Jim Dey | With Democrats in charge, progressive-tax talks begin

Jim Dey | With Democrats in charge, progressive-tax talks begin

Politicians in the scandal-ridden state of Illinois are notoriously untrustworthy.

So it's ironic that state legislators next year (November 2020) probably will propose a state constitutional amendment that asks voters, in effect, "How much do you trust us?"

If all goes as Gov. J.B. Pritzker plans, the query will come in the form of a proposed amendment asking voters if they wish to replace the current flat-tax mandate in the Illinois Constitution with a progressive one that allows levying ever-higher tax rates on rising levels of income.

State Sen. Don Harmon, D-Chicago, this week introduced the legislation, which, for the time being, has been referred to the Senate Assignments Committee.

The proposal is simple, with the bill's synopsis explaining that it "removes a provision that provides that a tax on income shall be measured at a non-graduated rate."

The devil is in the details that will be discussed when and if the measure is approved by voters. That's when Pritzker and legislators will decide who will pay how much.

Pritzker has been nothing but elusive in terms of identifying the specific rates he wants.

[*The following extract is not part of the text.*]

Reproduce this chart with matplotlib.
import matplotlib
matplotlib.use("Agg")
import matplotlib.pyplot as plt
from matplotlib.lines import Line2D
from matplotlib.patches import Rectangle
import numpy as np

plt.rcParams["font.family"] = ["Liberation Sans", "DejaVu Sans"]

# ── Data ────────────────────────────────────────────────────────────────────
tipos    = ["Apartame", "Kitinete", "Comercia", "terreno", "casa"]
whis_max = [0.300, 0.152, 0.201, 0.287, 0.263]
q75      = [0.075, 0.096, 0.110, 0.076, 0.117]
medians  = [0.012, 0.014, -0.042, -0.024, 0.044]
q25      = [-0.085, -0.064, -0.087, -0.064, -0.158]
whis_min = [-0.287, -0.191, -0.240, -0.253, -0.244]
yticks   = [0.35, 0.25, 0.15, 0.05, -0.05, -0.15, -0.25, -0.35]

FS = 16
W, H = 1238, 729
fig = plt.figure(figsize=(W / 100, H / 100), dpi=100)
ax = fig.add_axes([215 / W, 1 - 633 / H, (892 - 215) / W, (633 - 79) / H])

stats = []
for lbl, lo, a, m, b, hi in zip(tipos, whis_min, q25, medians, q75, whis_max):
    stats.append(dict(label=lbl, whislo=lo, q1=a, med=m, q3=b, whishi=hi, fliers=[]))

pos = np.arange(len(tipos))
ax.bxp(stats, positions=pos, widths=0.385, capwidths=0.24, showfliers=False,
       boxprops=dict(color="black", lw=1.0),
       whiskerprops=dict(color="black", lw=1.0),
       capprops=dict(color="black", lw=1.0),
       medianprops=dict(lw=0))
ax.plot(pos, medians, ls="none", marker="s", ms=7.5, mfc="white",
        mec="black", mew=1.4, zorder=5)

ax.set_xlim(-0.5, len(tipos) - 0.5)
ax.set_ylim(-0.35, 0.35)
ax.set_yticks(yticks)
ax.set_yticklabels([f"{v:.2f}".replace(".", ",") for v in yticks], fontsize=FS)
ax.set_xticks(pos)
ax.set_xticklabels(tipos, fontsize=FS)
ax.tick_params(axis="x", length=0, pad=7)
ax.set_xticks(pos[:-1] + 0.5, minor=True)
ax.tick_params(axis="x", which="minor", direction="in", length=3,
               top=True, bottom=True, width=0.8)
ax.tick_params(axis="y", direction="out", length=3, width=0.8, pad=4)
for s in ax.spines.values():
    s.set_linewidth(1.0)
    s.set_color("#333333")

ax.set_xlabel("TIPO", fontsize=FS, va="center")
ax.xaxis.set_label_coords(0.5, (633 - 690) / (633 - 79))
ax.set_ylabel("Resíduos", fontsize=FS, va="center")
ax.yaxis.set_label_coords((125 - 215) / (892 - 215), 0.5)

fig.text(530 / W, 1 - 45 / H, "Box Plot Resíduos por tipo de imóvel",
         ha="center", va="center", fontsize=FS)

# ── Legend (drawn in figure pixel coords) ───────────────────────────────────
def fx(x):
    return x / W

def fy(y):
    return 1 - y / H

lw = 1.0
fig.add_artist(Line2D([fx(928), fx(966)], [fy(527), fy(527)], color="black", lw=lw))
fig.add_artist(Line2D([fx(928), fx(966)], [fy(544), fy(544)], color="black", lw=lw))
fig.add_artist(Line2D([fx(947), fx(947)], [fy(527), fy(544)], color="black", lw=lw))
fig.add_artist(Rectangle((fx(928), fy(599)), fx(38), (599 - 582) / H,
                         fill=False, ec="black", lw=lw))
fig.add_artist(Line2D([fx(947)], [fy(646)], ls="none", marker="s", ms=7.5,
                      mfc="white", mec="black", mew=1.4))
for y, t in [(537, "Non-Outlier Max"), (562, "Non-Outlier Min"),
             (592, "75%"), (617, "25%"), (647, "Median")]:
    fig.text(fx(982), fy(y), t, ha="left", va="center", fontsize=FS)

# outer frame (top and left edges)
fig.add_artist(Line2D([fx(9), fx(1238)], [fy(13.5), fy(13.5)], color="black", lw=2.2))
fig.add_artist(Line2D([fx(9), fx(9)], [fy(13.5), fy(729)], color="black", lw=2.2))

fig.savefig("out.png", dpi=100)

He has said repeatedly those details must be negotiated with the Legislature.

But it is clear that Pritzker, reportedly acting on the advice of former Republican Gov. Jim Edgar, refused to be more expansive on the subject because he wanted to avoid voter blowback during last year's election campaign as well as assure himself maximum flexibility in setting tax rates.

Despite his caution, however, Pritzker has placed himself in a rhetorical trick bag on the issue.

In attempting to defuse voter anger, Pritzker explained the tax as inoffensively as possible.

For starters, Pritzker has said he wants to raise tax rates on super-earners, citing himself and former Republican Gov. Bruce Rauner as examples of those who should pay more.

But Pritzker is a multibillionaire who reaps hundreds of millions of dollars in annual income from his own personal wealth and family trusts established by his super-wealthy forebears.

At the same time, Rauner, a self-made man, also reaps annual incomes approaching $100 million that are generated from his success in business.

Both men have filed statements of economic interests with the state outlining their personal holdings. They go on page after page, ad nauseam.

Clearly, there are only a relative handful of super-earners like them among the state's 12 million-plus population.

At the bottom end of the tax question, Pritzker has said he also wants to reduce the state's current 4.95 percent rate on middle- and low-income earners.

Those goals — increasing taxes at the very highest level and reducing them at the middle- and low-income levels — conflict with Pritzker's desperate desire to generate more income.

His ambitious social-welfare spending plans will cost billions of dollars in new revenue. But his stated goal of cutting taxes at the bottom would dramatically reduce the amount of revenue generated from raising taxes at the very top.

Given that reality, Pritzker will have little choice but to abandon his vague rhetorical commitments and embrace the flexibility he gained by refusing to discuss tax specifics.

State Rep. Jay Hoffman, a member of Democratic House Speaker Michael Madigan's leadership team, alluded to that after Harmon introduced his legislation.

Hoffman suggested higher rates would focus on "people who make over $1 million a year," although those high-income earners also make up a small percentage of the income-tax-paying population.

That means all the details will be in play if voters approve the amendment.

Proponents intend to wage class warfare in the upcoming campaign, arguing that it's time to squeeze the 1-percenters hard.

Opponents, however, have an equally strong card to play. They note the vast majority of taxpayers fall into the middle-income categories, leaving rapacious legislators no place else to go to generate the new tax revenue they want.

That's why state Rep. David McSweeney, R-Barrington Hills, who opposes the amendment, said a progressive income tax would "harm the middle class."

"There is a reason we don't see a tax rate schedule from those supporting a progressive income tax. They do not want voters to see exactly who the progressive income tax will affect. Do you really trust Illinois career politicians to set your tax rates?" he said.

Well, they set them now, and they've been steadily raising the flat income tax since 2011, when it was 3 percent, to where it is now, 4.95 percent.

But a flat tax requires legislators to apply the same rate to everyone, which they fear doing. A progressive tax allows them to pick and choose specific targets of earners for tax hikes, dramatically reducing the political risk.